07 May 2019

The Neighbor’s Auction, continued

Welcome back. Get comfortable, and I’ll pick up where I left off with The Neighbor’s Auction.

The auction website announced that nearly 300 items would be offered, including milk cans, a scythe, saws, horse blanket pins, sports posters, lightning rods, a vintage clothes wringer, rug beaters and 1925-1931 license plates.
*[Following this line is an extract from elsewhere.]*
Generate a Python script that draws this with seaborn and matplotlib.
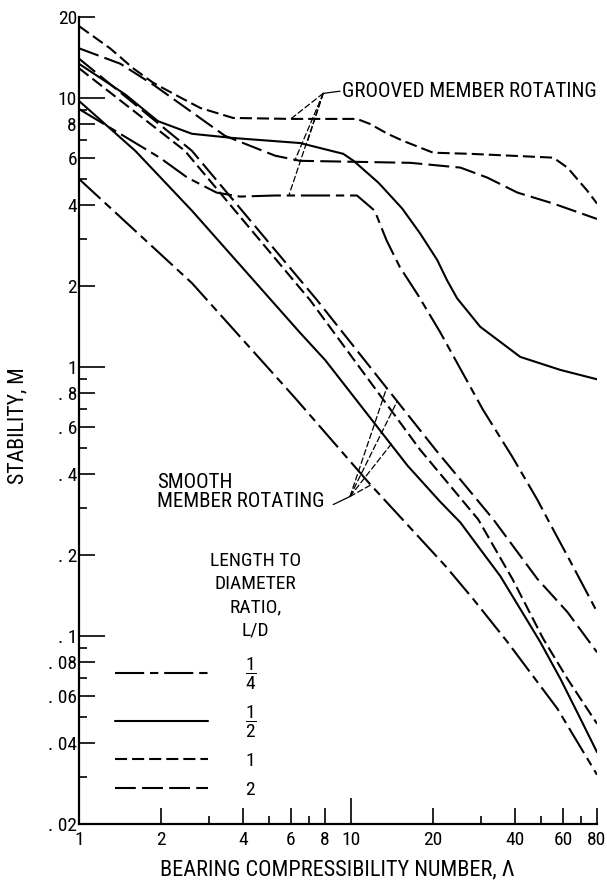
import matplotlib
matplotlib.use("Agg")
import matplotlib.pyplot as plt
import seaborn as sns
import pandas as pd
from matplotlib.lines import Line2D
from matplotlib.ticker import FixedLocator, FixedFormatter, NullFormatter
from matplotlib import font_manager as fm

# ---------------- data ----------------
# Grooved member rotating
grooved_q_lam = [1, 1.98, 2.5, 3.2, 3.9, 5.26, 7.0, 10.5, 12.2, 13.5, 15.1, 17.6, 21.2, 30.5, 39.0, 48.3, 53.5, 65.2, 80]
grooved_q_m = [9.1, 6.0, 5.06, 4.45, 4.3, 4.34, 4.34, 4.34, 3.81, 2.95, 2.35, 1.85, 1.35, 0.693, 0.465, 0.321, 0.264, 0.182, 0.123]

grooved_h_lam = [1, 1.48, 1.95, 2.6, 3.68, 6.49, 9.35, 10.2, 12.6, 15.4, 17.9, 20.7, 22.5, 24.5, 29.8, 41.8, 58.7, 80]
grooved_h_m = [13.4, 10.3, 8.2, 7.36, 7.1, 6.8, 6.2, 5.84, 4.84, 3.88, 3.14, 2.5, 2.1, 1.8, 1.41, 1.09, 0.975, 0.9]

grooved_1_lam = [1, 1.3, 1.58, 1.87, 2.29, 2.79, 3.68, 5.97, 10.5, 11.75, 13.6, 15.5, 20.0, 27.4, 55.3, 62.3, 73.7, 80]
grooved_1_m = [18.5, 15.3, 12.9, 11.4, 10.2, 9.18, 8.43, 8.36, 8.36, 8.0, 7.36, 6.93, 6.26, 6.2, 6.0, 5.51, 4.52, 4.05]

grooved_2_lam = [1, 1.42, 1.9, 2.56, 3.44, 5.26, 6.49, 16.5, 25.2, 31.6, 40.8, 55.3, 80]
grooved_2_m = [15.3, 13.4, 11.1, 8.95, 7.23, 6.1, 5.84, 5.74, 5.51, 5.06, 4.45, 4.05, 3.55]

# Smooth member rotating
smooth_q_lam = [1, 2.6, 6.22, 11.75, 22.2, 28.1, 37.5, 57.2, 80]
smooth_q_m = [5.0, 2.05, 0.767, 0.366, 0.182, 0.137, 0.095, 0.0537, 0.0305]

smooth_h_lam = [1, 1.61, 2.6, 6.49, 8.03, 16.1, 21.2, 25.2, 29.8, 35.3, 41.8, 49.5, 58.7, 69.5, 80]
smooth_h_m = [9.75, 6.36, 3.81, 1.34, 1.06, 0.43, 0.316, 0.264, 0.21, 0.167, 0.126, 0.095, 0.0693, 0.0493, 0.037]

smooth_1_lam = [1, 2.45, 7.07, 17.9, 29.3, 39.1, 50.8, 62.3, 80]
smooth_1_m = [12.9, 6.36, 1.77, 0.493, 0.271, 0.163, 0.0975, 0.0693, 0.0472]

smooth_2_lam = [1, 2.6, 7.5, 20.4, 25.2, 33.3, 48.3, 62.3, 80]
smooth_2_m = [14.0, 6.36, 1.77, 0.493, 0.381, 0.271, 0.163, 0.1227, 0.087]

ld_labels = [r"$\dfrac{1}{4}$", r"$\dfrac{1}{2}$", "1", "2"]

y_major = [0.02, 0.04, 0.06, 0.08, 0.1, 0.2, 0.4, 0.6, 0.8, 1, 2, 4, 6, 8, 10, 20]
y_major_labels = [". 02", ". 04", ". 06", ". 08", ". 1", ". 2", ". 4", ". 6", ". 8",
                  "1", "2", "4", "6", "8", "10", "20"]
y_minor = [0.03, 0.05, 0.07, 0.09, 0.3, 0.5, 0.7, 0.9, 3, 5, 7, 9]
x_major = [1, 2, 4, 6, 8, 10, 20, 40, 60, 80]
x_major_labels = ["1", "2", "4", "6", "8", "10", "20", "40", "60", "80"]
x_minor = [3, 5, 7, 30, 50, 70]

# ---------------- style ----------------
sns.set_style("ticks")
names = {f.name for f in fm.fontManager.ttflist}
FONT, TXT, TICK = "DejaVu Sans", 12.5, 12
for cand, t1, t2 in [("Liberation Sans Narrow", 15, 14), ("Roboto Condensed", 15, 14),
                     ("Open Sans Condensed", 14, 13), ("Roboto", 13.5, 13),
                     ("Liberation Sans", 12.5, 12.5)]:
    if cand in names:
        FONT, TXT, TICK = cand, t1, t2
        break
plt.rcParams["font.family"] = [FONT, "DejaVu Sans"]
plt.rcParams["mathtext.fontset"] = "custom"
plt.rcParams["mathtext.rm"] = FONT
plt.rcParams["mathtext.it"] = FONT
for k in ("text.color", "axes.labelcolor", "xtick.color", "ytick.color", "axes.edgecolor"):
    plt.rcParams[k] = "black"

LW = 1.5
LS = {
    "q": (0, (14.0, 2.8, 4.0, 2.8)),
    "h": "-",
    "1": (0, (5.8, 2.4)),
    "2": (0, (10.0, 3.0)),
}

fig = plt.figure(figsize=(6.07, 8.85), dpi=100)
ax = fig.add_axes([79 / 607, 61 / 885, 518 / 607, 807 / 885])
ax.set_xscale("log")
ax.set_yscale("log")

curves = [
    (grooved_q_lam, grooved_q_m, "q"),
    (grooved_h_lam, grooved_h_m, "h"),
    (grooved_1_lam, grooved_1_m, "1"),
    (grooved_2_lam, grooved_2_m, "2"),
    (smooth_q_lam, smooth_q_m, "q"),
    (smooth_h_lam, smooth_h_m, "h"),
    (smooth_1_lam, smooth_1_m, "1"),
    (smooth_2_lam, smooth_2_m, "2"),
]
for lam, m, key in curves:
    df = pd.DataFrame({"lam": lam, "m": m})
    sns.lineplot(data=df, x="lam", y="m", ax=ax, color="black", linewidth=LW,
                 linestyle=LS[key], estimator=None, sort=False, legend=False)

ax.set_xlim(1, 80)
ax.set_ylim(0.02, 20)
sns.despine(ax=ax)
for s in ("left", "bottom"):
    ax.spines[s].set_linewidth(1.6)

ax.yaxis.set_major_locator(FixedLocator(y_major))
ax.yaxis.set_major_formatter(FixedFormatter(y_major_labels))
ax.yaxis.set_minor_locator(FixedLocator(y_minor))
ax.yaxis.set_minor_formatter(NullFormatter())
ax.xaxis.set_major_locator(FixedLocator(x_major))
ax.xaxis.set_major_formatter(FixedFormatter(x_major_labels))
ax.xaxis.set_minor_locator(FixedLocator(x_minor))
ax.xaxis.set_minor_formatter(NullFormatter())

ax.tick_params(axis="both", which="major", direction="in", length=11.5, width=1.2,
               labelsize=TICK, color="black", labelcolor="black")
ax.tick_params(axis="both", which="minor", direction="in", length=5.5, width=1.2,
               color="black")
ax.tick_params(axis="y", which="major", pad=1.5)
ax.tick_params(axis="x", which="major", pad=5)

ax.set_xlabel("BEARING COMPRESSIBILITY NUMBER, Λ", fontsize=TXT * 1.07)
ax.set_ylabel("STABILITY, M", fontsize=TXT * 1.05)
ax.xaxis.set_label_coords(0.498, -0.044)
ax.yaxis.set_label_coords(-0.098, 0.494)

# ---------------- annotations ----------------
leader = dict(arrowstyle="-", linestyle=(0, (4.5, 2.5)), lw=0.9, color="black",
              shrinkA=0, shrinkB=0)
solid_leader = dict(arrowstyle="-", lw=0.9, color="black", shrinkA=0, shrinkB=0)

ax.annotate("GROOVED MEMBER ROTATING", xy=(9.26, 10.6), ha="left", va="center",
            fontsize=TXT)
ax.annotate("", xy=(7.89, 10.4), xytext=(9.1, 10.6), arrowprops=solid_leader)
for tgt in [(6.0, 8.36), (6.9, 6.85), (6.2, 5.84), (5.9, 4.34)]:
    ax.annotate("", xy=tgt, xytext=(7.89, 10.4), arrowprops=leader)

ax.annotate("SMOOTH\nMEMBER ROTATING", xy=(1.93, 0.343), ha="left", va="center",
            fontsize=TXT, linespacing=1.05)
ax.annotate("", xy=(9.9, 0.33), xytext=(8.59, 0.308), arrowprops=solid_leader)
for tgt in [(13.5, 0.836), (14.7, 0.74), (14.1, 0.52), (11.9, 0.366)]:
    ax.annotate("", xy=tgt, xytext=(9.9, 0.33), arrowprops=leader)

ax.annotate("LENGTH TO\nDIAMETER\nRATIO,\nL/D", xy=(4.44, 0.141), ha="center",
            va="center", fontsize=TICK, linespacing=1.38)

handles = [Line2D([], [], color="black", lw=LW, linestyle=LS[k]) for k in ["q", "h", "1", "2"]]
leg = ax.legend(handles, ld_labels, loc="upper left", bbox_to_anchor=(0.0695, 0.208),
                frameon=False, handlelength=4.8, handletextpad=1.9, labelspacing=0.6,
                fontsize=TICK, borderpad=0, borderaxespad=0)

fig.canvas.draw()
# individual tick lengths (decade ticks longer, corner ticks hidden)
for t, v in zip(ax.yaxis.get_major_ticks(), y_major):
    if v in (0.1, 1, 10):
        t.tick1line.set_markersize(19)
    if v == 0.02:
        t.tick1line.set_markersize(0)
for t, v in zip(ax.xaxis.get_major_ticks(), x_major):
    if v == 10:
        t.tick1line.set_markersize(19)
    if v == 1:
        t.tick1line.set_markersize(0)

fig.savefig("out.png", dpi=100)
And there were many modern items such as a snow blower, firearms, binoculars, shop tools and a 2006 Lincoln 4-door pickup.

Here are examples of what besides horse-drawn carriages and sleighs went to the highest bidders.

English-style telephone booth and 1948 Willy's Jeep.
Statue, many carriage wheels, shafts and singletrees.
A wide variety of miniatures.
Carriage buggy lights (from www.wisconsinauctionservice.com).
The auction offered C.S. and other bells (from www.wisconsinauctionservice.com).
What every home needs, spittoons (from www.wisconsinauctionservice.com).
A Gamewell Co. fire alarm box (from www.wisconsinauctionservice.com).
A very tall glass-cylinder Sinclair Dino gas pump (left) and a Sinclair Aircraft clock-face gas pump (from www.wisconsinauctionservice.com).
A stoplight and Shell gas pump (from www.wisconsinauctionservice.com).
A wall-mounted ECO Tireflator air pump (from www.wisconsinauctionservice.com).
Vicki’s two Farmall tractors.
Vicki’s tractors sold as did all the other items she added--among them, a pony trailer, farm scales, grain cleaner, corn grinder, a Remington Rand manual typewriter, kerosene lamps, wooden canes, large framed oil portraits of unknown man and woman and Ford Model T parts (she’d already sold the Model T her father built).

The auction certainly helped Bernie's family as well as Vicki clean house. Thanks for stopping by.